We achieved this by creating a third elasticsearch cluster, that sends requests to the dev and production clusters. This architecture has several benefits:

  • All security roles and access permissions for end users are defined in this cluster, hence we avoid creating duplicate security mappings in dev and production logging clusters.

  • Licensed Machine learning nodes run only on this proxy cluster to gather insights from the logs stored in Dev and Production Cluster.

  • A Proxy cluster can help set search thread throttling.
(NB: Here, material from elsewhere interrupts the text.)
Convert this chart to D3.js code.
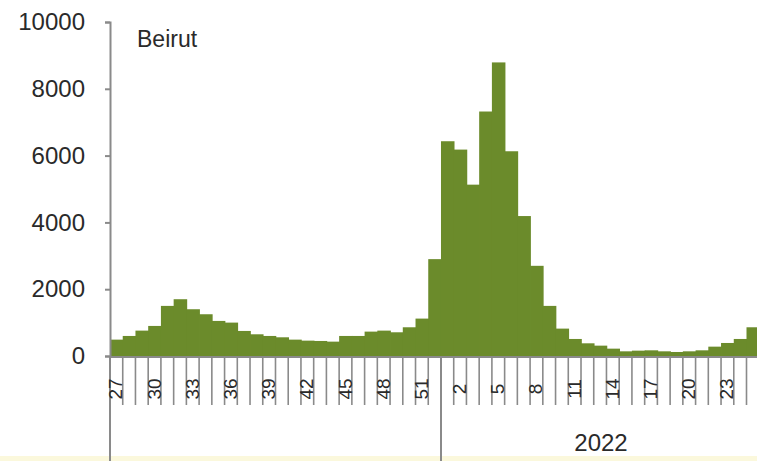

  • An end user in Kibana with superuser permissions won’t be able to make changes to Dev and Production clusters, hence increasing the overall security.

proxy_search

Future Work

  • We aim at getting APM data from our applications into elasticsearch. This will help us to strongly correlate logging events with APM insights.

  • We plan on setting up Cross Cluster Replication across multiple regions with the active passive model, and switching between each other during region failures for better fault tolerance.

  • We plan on using Frozen Tier for elastic, for searching for longer duration of logs ( 90+ days ) by referencing storage buckets.

Conclusion

The elastic clusters have been stress tested to handle upto 80k logs per second. Separating the Dev and Production elastic clusters has helped us protect the Production logging pipeline from Dev environment data surges. The log pipeline to BigQuery makes sure we have longer retention of data at low cost. The Proxy cluster along with Cross Cluster Search has helped us protect the elasticsearch data in Dev and Production clusters by having a single point authenticating and surfacing all search requests.